Flying cars are likely to be the next big development in transportation. In August 2020, a Japanese company, SkyDrive, confirmed that they had successfully tested their “flying car”. The aircraft completed a four-minute flight time and lifted three metres above the ground. The car was manned by a pilot during the flight, meaning that if it were to become a commercial vehicle, we would all have to learn to fly ourselves.
SkyDrive is not the only company to be developing flying cars: Boeing, Airbus, Toyota, and Porsche have all invested in projects to develop similar vehicles. Hyundai and Uber have even begun a collaboration to produce flying taxis. While there seem to be many investments in flying cars, this prospect scares me the most. Would the cars fill the sky and block sunlight? If the cars were to crash, what impact would it have on the world below? Anything created would have to go through extensive testing in the ordinary world, but it seems too dangerous to me.

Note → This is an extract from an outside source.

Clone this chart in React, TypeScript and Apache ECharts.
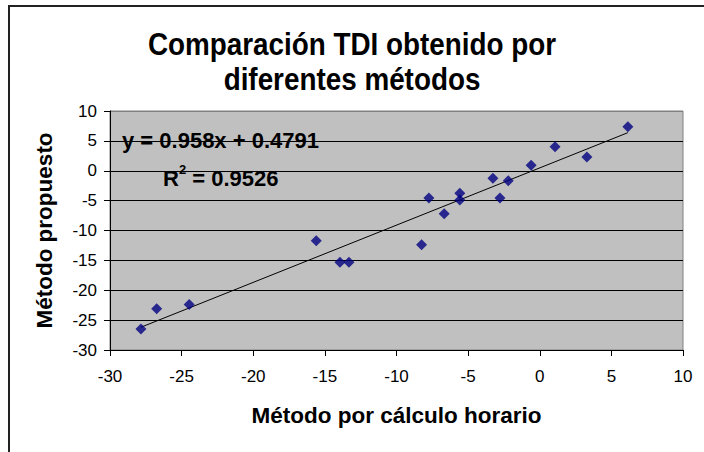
import React, { useEffect, useRef } from "react";
import * as echarts from "echarts";

const titleLines = ["Comparación TDI obtenido por", "diferentes métodos"];
const xAxisTitle = "Método por cálculo horario";
const yAxisTitle = "Método propuesto";

const calcHorario = [-27.84, -26.74, -24.47, -15.6, -13.95, -13.32, -8.25, -7.74, -6.67, -5.58, -5.58, -3.27, -2.78, -2.2, -0.6, 1.07, 3.29, 6.15];
const propuesto = [-26.5, -23.1, -22.4, -11.7, -15.3, -15.3, -12.4, -4.56, -7.19, -3.78, -4.9, -1.27, -4.56, -1.67, 0.91, 4.03, 2.3, 7.38];

const trendSlope = 0.958;
const trendIntercept = 0.4791;
const rSquared = "0.9526";

const axisMin = -30;
const axisMax = 10;
const axisStep = 5;

export default function App() {
  const ref = useRef<HTMLDivElement>(null);
  useEffect(() => {
    if (!ref.current) return;
    const chart = echarts.init(ref.current, null, { renderer: "svg" });
    const pts = calcHorario.map((x, i) => [x, propuesto[i]]);
    const xMin = Math.min(...calcHorario);
    const xMax = Math.max(...calcHorario);
    const trend = [
      [xMin, trendSlope * xMin + trendIntercept],
      [xMax, trendSlope * xMax + trendIntercept],
    ];
    const font = "'Liberation Sans', Arial, sans-serif";
    const nTicks = (axisMax - axisMin) / axisStep + 1;
    const gridColors = Array.from({ length: nTicks }, (_, i) => (i === nTicks - 1 ? "#808080" : "#000000"));
    chart.setOption({
      animation: false,
      backgroundColor: "#ffffff",
      textStyle: { fontFamily: font },
      grid: {
        left: 110,
        top: 111,
        width: 573,
        height: 239,
        show: true,
        backgroundColor: "#c0c0c0",
        borderColor: "#808080",
        borderWidth: 1,
        containLabel: false,
      },
      xAxis: {
        type: "value",
        min: axisMin,
        max: axisMax,
        interval: axisStep,
        name: xAxisTitle,
        nameLocation: "middle",
        nameGap: 65,
        nameTextStyle: { fontSize: 22.5, fontWeight: "bold", color: "#000", fontFamily: font, verticalAlign: "middle" },
        axisLine: { show: true, onZero: false, lineStyle: { color: "#000", width: 1 } },
        axisTick: { show: true, inside: false, length: 6, lineStyle: { color: "#000" } },
        axisLabel: { fontSize: 17, color: "#000", margin: 18, fontFamily: font },
        splitLine: { show: false },
      },
      yAxis: {
        type: "value",
        min: axisMin,
        max: axisMax,
        interval: axisStep,
        name: yAxisTitle,
        nameLocation: "middle",
        nameGap: 66,
        nameRotate: 90,
        nameTextStyle: { fontSize: 22.5, fontWeight: "bold", color: "#000", fontFamily: font, verticalAlign: "middle" },
        axisLine: { show: true, onZero: false, lineStyle: { color: "#000", width: 1 } },
        axisTick: { show: true, inside: false, length: 6, lineStyle: { color: "#000" } },
        axisLabel: { fontSize: 17, color: "#000", margin: 13, fontFamily: font },
        splitLine: { show: true, lineStyle: { color: gridColors, width: 1 } },
      },
      series: [
        {
          type: "line",
          data: trend,
          showSymbol: false,
          symbol: "none",
          lineStyle: { color: "#000", width: 1 },
          silent: true,
          z: 2,
        },
        {
          type: "scatter",
          data: pts,
          symbol: "diamond",
          symbolSize: 11,
          itemStyle: { color: "#000080" },
          z: 3,
        },
      ],
      graphic: [
        {
          type: "rect",
          shape: { x: 9, y: 6, width: 900, height: 700 },
          style: { fill: "none", stroke: "#222", lineWidth: 2 },
          silent: true,
          z: 100,
        },
        {
          type: "text",
          x: 352,
          y: 44,
          scaleX: 0.87,
          style: { text: titleLines[0], fontSize: 32, fontWeight: "bold", fontFamily: font, fill: "#000", align: "center", verticalAlign: "middle" },
        },
        {
          type: "text",
          x: 352,
          y: 79,
          scaleX: 0.87,
          style: { text: titleLines[1], fontSize: 32, fontWeight: "bold", fontFamily: font, fill: "#000", align: "center", verticalAlign: "middle" },
        },
        {
          type: "text",
          x: 122,
          y: 140,
          z: 50,
          style: {
            text: `y = ${trendSlope}x + ${trendIntercept}`,
            fontSize: 22,
            fontWeight: "bold",
            fontFamily: font,
            fill: "#000",
            align: "left",
            verticalAlign: "middle",
          },
        },
        {
          type: "text",
          x: 163,
          y: 176,
          z: 50,
          style: {
            text: `{a|R}{s|2}{a| = ${rSquared}}`,
            align: "left",
            verticalAlign: "middle",
            rich: {
              a: { fontSize: 22, fontWeight: "bold", fontFamily: font, fill: "#000", lineHeight: 26, verticalAlign: "bottom" },
              s: { fontSize: 13, fontWeight: "bold", fontFamily: font, fill: "#000", lineHeight: 26, verticalAlign: "top" },
            },
          },
        },
      ],
    });
    return () => chart.dispose();
  }, []);
  return <div ref={ref} style={{ position: "fixed", left: 0, top: 0, width: 704, height: 452 }} />;
}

While they seem exciting, I don’t see a need for hoverboards and flying cars. They are likely to be too dangerous and unlikely to make our lives easier. Unless we develop spacecraft that can travel faster than the speed of light, I believe that transportation developments should focus on being more efficient and renewable, or simply fun! Commercial broomsticks could be used for fun in the park, or to quickly fly down the road. It’s unlikely to harm anybody if you’re trained correctly, and if it’s restricted to short distances, it wouldn’t cause too many issues if it breaks down. What could go wrong?
In our lifetimes, it seems like transportation will change dramatically, but not in the way that we would all hope. While hoverboards and flying cars seem fun, I would much rather have the chance to whizz around on a Nimbus 2000 than just hop in my flying Uber. Regardless, we can’t ignore the possibilities of transportation from our stories being brought to life. One day, we may have a flying horse and carriage to take us to McDonald's… we mustn’t restrict our dreams.